* start RECORDS FOR THE TASK *

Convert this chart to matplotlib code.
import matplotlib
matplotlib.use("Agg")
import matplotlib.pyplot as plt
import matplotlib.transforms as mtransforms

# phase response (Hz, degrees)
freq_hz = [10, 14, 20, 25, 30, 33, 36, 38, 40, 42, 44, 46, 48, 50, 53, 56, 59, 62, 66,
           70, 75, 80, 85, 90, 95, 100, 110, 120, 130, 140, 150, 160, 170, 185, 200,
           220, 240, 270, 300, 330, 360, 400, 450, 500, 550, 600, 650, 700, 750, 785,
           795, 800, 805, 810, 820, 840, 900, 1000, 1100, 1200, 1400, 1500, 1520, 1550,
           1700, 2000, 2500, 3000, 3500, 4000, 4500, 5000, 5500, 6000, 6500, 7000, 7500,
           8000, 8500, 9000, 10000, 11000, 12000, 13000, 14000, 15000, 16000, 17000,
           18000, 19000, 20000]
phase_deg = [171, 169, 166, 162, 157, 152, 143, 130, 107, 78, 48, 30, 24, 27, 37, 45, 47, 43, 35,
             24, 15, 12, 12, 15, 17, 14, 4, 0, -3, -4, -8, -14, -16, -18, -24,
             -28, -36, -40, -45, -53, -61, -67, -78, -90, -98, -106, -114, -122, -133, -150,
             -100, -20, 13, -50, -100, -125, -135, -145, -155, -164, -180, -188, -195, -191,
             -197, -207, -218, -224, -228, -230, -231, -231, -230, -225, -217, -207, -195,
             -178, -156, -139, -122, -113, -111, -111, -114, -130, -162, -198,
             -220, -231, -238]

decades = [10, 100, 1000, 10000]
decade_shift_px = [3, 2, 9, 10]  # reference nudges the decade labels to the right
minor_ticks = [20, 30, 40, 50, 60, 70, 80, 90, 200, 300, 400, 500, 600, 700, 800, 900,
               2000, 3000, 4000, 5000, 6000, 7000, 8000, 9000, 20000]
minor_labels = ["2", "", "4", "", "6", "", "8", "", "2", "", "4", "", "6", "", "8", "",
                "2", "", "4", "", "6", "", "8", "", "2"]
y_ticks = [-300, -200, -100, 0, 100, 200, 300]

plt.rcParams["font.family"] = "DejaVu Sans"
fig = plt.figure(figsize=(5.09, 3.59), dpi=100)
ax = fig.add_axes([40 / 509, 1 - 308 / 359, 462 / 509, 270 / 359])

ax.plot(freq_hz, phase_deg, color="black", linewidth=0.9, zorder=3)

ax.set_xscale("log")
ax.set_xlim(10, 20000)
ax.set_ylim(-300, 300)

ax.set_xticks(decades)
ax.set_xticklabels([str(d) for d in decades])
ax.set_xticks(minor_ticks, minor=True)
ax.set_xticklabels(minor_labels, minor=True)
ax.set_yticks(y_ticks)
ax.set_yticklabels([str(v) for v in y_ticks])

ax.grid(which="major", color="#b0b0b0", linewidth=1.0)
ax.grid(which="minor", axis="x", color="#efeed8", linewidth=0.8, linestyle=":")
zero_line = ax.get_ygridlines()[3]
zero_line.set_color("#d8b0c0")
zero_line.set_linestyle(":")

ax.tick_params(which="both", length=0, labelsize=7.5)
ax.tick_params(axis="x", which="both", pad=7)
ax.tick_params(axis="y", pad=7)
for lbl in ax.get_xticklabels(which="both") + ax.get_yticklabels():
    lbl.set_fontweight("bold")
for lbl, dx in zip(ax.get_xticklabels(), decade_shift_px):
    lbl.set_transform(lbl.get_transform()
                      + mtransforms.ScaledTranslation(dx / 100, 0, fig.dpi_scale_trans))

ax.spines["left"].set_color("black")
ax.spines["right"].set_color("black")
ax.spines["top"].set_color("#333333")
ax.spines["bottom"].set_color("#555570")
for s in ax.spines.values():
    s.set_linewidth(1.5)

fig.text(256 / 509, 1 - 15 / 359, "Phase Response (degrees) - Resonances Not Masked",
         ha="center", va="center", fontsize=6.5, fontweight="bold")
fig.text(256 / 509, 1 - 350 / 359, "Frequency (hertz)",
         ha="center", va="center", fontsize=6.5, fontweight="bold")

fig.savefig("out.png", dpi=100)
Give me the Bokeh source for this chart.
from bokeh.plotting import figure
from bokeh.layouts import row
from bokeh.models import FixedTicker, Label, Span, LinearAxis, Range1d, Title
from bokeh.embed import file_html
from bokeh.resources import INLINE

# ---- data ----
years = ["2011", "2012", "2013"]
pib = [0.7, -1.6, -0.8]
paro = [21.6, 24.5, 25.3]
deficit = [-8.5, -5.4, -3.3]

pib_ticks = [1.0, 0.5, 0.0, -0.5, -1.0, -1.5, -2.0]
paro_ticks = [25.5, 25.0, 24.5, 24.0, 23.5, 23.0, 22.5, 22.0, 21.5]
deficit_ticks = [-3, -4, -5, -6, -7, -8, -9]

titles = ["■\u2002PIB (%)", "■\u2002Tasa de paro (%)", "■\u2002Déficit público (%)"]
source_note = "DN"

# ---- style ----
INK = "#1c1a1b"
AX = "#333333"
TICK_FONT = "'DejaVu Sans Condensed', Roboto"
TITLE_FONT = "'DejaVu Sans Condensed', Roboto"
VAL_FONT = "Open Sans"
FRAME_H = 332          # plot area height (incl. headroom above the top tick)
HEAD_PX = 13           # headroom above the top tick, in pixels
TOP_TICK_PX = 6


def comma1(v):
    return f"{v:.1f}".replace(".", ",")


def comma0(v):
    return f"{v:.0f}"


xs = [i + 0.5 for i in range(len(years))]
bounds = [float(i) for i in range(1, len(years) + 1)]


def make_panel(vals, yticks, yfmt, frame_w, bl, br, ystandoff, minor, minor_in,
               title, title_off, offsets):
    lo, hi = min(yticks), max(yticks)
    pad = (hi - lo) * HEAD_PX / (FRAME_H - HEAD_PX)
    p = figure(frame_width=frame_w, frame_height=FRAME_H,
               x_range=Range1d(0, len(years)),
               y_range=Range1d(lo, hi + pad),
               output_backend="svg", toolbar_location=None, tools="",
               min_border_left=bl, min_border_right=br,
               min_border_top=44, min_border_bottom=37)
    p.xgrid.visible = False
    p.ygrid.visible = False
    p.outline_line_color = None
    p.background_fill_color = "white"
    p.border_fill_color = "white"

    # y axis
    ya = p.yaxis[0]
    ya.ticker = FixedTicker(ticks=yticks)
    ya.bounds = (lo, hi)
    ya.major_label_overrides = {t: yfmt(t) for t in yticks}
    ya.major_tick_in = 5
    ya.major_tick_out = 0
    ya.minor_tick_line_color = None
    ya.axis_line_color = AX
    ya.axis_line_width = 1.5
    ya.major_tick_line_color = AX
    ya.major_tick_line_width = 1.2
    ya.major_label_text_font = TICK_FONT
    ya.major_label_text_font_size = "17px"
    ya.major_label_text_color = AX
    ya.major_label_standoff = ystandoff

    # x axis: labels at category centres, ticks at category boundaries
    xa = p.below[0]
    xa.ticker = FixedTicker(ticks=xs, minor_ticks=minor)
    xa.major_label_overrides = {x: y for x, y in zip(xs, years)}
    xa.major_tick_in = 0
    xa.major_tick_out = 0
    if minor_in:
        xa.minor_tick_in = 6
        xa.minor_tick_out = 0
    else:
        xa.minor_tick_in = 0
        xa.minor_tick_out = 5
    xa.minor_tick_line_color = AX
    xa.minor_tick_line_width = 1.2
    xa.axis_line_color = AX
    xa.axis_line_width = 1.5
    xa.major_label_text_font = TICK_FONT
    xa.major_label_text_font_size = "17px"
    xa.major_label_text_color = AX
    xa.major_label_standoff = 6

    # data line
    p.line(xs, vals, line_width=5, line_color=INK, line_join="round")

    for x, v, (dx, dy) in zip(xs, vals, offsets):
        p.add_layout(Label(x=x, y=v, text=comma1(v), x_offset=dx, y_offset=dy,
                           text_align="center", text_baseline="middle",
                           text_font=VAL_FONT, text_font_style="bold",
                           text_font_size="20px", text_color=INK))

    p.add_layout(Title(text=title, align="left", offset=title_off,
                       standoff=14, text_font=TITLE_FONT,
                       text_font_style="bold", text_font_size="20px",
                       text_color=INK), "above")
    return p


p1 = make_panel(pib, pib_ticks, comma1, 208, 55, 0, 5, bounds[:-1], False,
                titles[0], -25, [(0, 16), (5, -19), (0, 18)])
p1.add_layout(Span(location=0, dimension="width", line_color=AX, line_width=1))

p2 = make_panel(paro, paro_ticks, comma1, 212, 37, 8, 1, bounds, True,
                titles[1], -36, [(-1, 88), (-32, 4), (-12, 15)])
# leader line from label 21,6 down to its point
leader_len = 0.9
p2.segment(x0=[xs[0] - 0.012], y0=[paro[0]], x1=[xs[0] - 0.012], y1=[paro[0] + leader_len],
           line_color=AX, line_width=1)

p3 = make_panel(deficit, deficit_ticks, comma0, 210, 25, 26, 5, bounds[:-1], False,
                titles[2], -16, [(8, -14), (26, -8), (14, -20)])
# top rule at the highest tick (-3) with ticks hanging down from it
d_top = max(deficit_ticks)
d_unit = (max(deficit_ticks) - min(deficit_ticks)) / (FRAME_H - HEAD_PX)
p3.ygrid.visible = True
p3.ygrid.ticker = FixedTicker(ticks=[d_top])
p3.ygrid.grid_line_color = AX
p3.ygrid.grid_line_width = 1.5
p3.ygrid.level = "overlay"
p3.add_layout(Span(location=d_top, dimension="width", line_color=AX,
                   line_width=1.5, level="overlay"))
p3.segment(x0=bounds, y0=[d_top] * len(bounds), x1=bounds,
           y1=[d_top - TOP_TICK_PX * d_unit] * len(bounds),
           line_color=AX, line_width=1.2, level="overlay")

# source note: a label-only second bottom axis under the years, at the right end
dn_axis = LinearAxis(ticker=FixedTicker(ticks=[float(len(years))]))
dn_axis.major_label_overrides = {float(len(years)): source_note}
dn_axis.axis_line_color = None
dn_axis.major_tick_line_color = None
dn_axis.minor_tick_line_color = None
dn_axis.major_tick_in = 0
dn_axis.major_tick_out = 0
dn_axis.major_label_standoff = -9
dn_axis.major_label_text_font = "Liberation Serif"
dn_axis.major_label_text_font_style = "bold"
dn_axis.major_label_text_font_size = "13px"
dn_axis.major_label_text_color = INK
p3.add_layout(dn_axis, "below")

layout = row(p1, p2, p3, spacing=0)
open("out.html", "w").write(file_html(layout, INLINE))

* end RECORDS FOR THE TASK *

**TASK BRIEF**
Above are the records; please copy exactly their first line and each line after it through the line containing "ax.set_ylim(-300, 300)", and no line after that.

**EXERCISE SOLUTION**
Convert this chart to matplotlib code.
import matplotlib
matplotlib.use("Agg")
import matplotlib.pyplot as plt
import matplotlib.transforms as mtransforms

# phase response (Hz, degrees)
freq_hz = [10, 14, 20, 25, 30, 33, 36, 38, 40, 42, 44, 46, 48, 50, 53, 56, 59, 62, 66,
           70, 75, 80, 85, 90, 95, 100, 110, 120, 130, 140, 150, 160, 170, 185, 200,
           220, 240, 270, 300, 330, 360, 400, 450, 500, 550, 600, 650, 700, 750, 785,
           795, 800, 805, 810, 820, 840, 900, 1000, 1100, 1200, 1400, 1500, 1520, 1550,
           1700, 2000, 2500, 3000, 3500, 4000, 4500, 5000, 5500, 6000, 6500, 7000, 7500,
           8000, 8500, 9000, 10000, 11000, 12000, 13000, 14000, 15000, 16000, 17000,
           18000, 19000, 20000]
phase_deg = [171, 169, 166, 162, 157, 152, 143, 130, 107, 78, 48, 30, 24, 27, 37, 45, 47, 43, 35,
             24, 15, 12, 12, 15, 17, 14, 4, 0, -3, -4, -8, -14, -16, -18, -24,
             -28, -36, -40, -45, -53, -61, -67, -78, -90, -98, -106, -114, -122, -133, -150,
             -100, -20, 13, -50, -100, -125, -135, -145, -155, -164, -180, -188, -195, -191,
             -197, -207, -218, -224, -228, -230, -231, -231, -230, -225, -217, -207, -195,
             -178, -156, -139, -122, -113, -111, -111, -114, -130, -162, -198,
             -220, -231, -238]

decades = [10, 100, 1000, 10000]
decade_shift_px = [3, 2, 9, 10]  # reference nudges the decade labels to the right
minor_ticks = [20, 30, 40, 50, 60, 70, 80, 90, 200, 300, 400, 500, 600, 700, 800, 900,
               2000, 3000, 4000, 5000, 6000, 7000, 8000, 9000, 20000]
minor_labels = ["2", "", "4", "", "6", "", "8", "", "2", "", "4", "", "6", "", "8", "",
                "2", "", "4", "", "6", "", "8", "", "2"]
y_ticks = [-300, -200, -100, 0, 100, 200, 300]

plt.rcParams["font.family"] = "DejaVu Sans"
fig = plt.figure(figsize=(5.09, 3.59), dpi=100)
ax = fig.add_axes([40 / 509, 1 - 308 / 359, 462 / 509, 270 / 359])

ax.plot(freq_hz, phase_deg, color="black", linewidth=0.9, zorder=3)

ax.set_xscale("log")
ax.set_xlim(10, 20000)
ax.set_ylim(-300, 300)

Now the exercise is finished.